Yes, The Missing Heir is prone to all the above-mentioned quirks of Japanese adventure games, meaning that there may be times when the most efficient means to proceed onwards is to try asking every character available to you about every available topic, but these are few and far between.

For the most part, the story flows onwards at a good pace, with enough interaction required from you to keep you feeling involved with the unfolding case. And there are a couple of fun mechanical surprises along the way, too; I’ll leave those for you to discover.

It’s probably telling that although Sakamoto acknowledges Portopia Renzoku Satsujin Jiken as being an important influence on The Missing Heir in terms of showing him how video games could be used to tell stories, the other influences he cites are from more “traditional” narrative media: specifically, the movies of Italian horror director Dario Argento, and the Japanese mystery novelist Seishi Yokomizo.

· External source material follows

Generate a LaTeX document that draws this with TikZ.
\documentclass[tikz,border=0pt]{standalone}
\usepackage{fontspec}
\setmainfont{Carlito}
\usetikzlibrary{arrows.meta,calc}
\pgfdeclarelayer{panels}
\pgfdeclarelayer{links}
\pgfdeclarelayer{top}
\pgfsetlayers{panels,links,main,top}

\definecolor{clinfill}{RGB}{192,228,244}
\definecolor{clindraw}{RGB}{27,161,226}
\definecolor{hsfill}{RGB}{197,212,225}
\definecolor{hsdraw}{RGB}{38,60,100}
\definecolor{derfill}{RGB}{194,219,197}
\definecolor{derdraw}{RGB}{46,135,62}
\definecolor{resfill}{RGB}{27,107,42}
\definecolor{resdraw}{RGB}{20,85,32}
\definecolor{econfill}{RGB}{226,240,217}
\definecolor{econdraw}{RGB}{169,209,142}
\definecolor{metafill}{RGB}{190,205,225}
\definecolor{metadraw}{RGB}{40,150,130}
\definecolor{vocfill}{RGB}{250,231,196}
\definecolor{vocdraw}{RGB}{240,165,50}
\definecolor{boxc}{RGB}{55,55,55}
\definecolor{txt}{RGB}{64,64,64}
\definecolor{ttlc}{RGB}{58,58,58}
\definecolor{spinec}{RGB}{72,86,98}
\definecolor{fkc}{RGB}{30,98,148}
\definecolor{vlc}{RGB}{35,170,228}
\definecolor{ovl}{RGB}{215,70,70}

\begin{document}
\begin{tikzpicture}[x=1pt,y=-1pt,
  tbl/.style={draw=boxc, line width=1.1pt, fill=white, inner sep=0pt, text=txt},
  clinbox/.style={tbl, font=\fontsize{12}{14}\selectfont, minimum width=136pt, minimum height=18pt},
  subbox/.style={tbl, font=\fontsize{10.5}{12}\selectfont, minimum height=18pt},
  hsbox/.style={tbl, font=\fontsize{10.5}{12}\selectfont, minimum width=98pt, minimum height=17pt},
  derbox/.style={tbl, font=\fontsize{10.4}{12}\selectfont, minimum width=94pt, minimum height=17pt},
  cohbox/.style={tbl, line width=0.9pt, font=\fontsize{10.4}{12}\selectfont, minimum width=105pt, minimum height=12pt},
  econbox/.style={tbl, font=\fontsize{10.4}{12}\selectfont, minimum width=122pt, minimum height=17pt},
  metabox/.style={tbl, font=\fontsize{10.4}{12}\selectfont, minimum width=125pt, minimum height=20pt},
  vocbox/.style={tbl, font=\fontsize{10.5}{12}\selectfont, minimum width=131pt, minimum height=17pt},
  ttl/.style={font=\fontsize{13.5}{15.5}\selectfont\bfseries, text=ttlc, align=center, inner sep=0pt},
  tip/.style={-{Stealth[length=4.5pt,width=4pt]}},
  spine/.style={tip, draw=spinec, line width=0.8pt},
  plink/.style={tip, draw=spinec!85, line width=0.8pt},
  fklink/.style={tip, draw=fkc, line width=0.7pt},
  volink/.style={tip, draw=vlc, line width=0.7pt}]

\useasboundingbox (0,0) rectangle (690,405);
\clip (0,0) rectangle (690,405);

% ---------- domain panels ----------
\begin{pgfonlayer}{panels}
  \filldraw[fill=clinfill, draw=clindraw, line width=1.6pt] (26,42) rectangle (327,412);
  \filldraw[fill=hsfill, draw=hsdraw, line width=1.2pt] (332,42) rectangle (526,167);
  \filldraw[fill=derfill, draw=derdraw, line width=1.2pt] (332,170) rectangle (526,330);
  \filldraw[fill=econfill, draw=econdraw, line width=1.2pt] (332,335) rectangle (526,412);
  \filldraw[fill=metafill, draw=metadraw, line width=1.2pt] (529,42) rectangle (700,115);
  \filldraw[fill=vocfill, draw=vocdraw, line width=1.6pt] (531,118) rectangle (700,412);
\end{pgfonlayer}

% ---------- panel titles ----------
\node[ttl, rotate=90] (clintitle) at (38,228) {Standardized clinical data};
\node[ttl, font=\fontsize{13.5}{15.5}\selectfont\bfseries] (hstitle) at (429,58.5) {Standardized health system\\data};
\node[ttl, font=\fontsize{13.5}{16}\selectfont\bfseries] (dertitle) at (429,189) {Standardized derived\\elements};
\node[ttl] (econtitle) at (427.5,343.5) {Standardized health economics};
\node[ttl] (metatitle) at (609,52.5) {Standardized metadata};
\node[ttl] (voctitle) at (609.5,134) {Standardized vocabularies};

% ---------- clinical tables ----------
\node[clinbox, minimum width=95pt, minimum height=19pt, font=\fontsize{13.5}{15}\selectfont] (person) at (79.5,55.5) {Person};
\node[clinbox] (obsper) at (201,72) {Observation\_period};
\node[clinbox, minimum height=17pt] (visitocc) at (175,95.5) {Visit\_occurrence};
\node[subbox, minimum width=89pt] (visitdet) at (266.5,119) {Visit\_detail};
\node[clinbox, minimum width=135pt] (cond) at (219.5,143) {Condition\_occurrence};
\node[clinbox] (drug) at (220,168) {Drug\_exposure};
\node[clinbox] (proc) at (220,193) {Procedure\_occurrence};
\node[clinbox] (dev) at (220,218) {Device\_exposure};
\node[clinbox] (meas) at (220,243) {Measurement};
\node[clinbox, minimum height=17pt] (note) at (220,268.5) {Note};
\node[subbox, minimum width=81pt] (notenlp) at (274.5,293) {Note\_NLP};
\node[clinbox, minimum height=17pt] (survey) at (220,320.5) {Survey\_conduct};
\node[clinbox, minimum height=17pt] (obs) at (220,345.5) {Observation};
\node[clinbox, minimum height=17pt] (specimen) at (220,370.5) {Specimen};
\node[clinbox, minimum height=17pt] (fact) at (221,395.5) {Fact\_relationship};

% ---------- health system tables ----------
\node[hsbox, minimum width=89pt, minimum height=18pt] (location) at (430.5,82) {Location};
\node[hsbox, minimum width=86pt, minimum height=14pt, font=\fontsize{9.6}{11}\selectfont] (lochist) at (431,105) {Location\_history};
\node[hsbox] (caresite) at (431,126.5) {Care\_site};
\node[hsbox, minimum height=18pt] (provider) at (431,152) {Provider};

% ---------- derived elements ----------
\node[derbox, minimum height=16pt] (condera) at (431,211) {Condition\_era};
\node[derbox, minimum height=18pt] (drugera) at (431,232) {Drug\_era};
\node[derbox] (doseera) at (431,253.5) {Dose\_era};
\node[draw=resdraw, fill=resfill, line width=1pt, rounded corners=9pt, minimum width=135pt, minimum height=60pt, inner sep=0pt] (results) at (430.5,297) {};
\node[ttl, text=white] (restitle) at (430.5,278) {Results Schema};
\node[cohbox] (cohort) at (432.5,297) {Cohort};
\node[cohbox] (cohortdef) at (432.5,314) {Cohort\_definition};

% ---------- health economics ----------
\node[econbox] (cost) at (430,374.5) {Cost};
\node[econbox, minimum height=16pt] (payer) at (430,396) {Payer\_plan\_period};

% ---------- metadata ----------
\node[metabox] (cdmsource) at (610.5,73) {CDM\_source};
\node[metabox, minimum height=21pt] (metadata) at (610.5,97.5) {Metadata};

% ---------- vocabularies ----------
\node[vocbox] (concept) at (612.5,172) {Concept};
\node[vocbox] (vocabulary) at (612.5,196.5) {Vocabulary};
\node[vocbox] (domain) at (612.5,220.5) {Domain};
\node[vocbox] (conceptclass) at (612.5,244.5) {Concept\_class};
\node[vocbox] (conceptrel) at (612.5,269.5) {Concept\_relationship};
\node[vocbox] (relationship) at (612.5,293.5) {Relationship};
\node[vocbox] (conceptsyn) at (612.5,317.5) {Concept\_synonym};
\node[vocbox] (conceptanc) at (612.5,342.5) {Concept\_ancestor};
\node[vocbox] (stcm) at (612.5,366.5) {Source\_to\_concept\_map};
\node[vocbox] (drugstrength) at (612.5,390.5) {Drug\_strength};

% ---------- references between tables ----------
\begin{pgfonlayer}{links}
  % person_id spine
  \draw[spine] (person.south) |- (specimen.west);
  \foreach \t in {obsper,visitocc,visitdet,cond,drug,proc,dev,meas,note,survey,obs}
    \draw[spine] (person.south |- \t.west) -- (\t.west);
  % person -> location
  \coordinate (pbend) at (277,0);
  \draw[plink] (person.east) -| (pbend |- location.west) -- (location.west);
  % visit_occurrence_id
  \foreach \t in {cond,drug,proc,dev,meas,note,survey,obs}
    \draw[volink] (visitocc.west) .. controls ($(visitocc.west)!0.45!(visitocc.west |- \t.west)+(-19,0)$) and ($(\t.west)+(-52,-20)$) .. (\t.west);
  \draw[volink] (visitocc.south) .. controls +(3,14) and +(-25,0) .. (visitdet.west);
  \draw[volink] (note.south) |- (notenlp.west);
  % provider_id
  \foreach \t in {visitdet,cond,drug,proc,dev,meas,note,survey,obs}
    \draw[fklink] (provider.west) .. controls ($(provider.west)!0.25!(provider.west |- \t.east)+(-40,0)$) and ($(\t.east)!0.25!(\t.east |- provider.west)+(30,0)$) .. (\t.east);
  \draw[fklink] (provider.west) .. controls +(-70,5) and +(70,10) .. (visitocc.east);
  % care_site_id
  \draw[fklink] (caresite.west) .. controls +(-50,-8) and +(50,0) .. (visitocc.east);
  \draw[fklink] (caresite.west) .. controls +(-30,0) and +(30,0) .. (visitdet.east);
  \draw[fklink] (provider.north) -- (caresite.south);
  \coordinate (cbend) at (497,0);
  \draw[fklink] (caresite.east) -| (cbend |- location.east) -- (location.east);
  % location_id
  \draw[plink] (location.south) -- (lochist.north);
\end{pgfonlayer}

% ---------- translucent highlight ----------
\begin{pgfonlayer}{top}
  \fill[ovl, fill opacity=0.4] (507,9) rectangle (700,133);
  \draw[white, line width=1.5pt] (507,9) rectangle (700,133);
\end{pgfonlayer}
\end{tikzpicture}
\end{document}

It really shows that Sakamoto did his homework on how to present a compelling, suspenseful mystery by looking at work from masters of their craft — and this is a big part of how and why The Missing Heir doesn’t feel dated to play in the 21st century. Sure, the modernised visuals and audio help make it feel more like a “new game”, but I bet the Famicom Disk System original translated into English would be just as compelling.

Anyway, being a narrative-centric title I’m loathe to spoil The Missing Heir too much from hereon, so I’ll leave that there for now and just say that, so long as you are on board with the distinctive way Japanese developers make adventure games, you will have a wonderful time with this game.

I can’t wait to see what The Girl Who Stands Behind has in store for me — so y’know what, I might just go and make a start on that right now.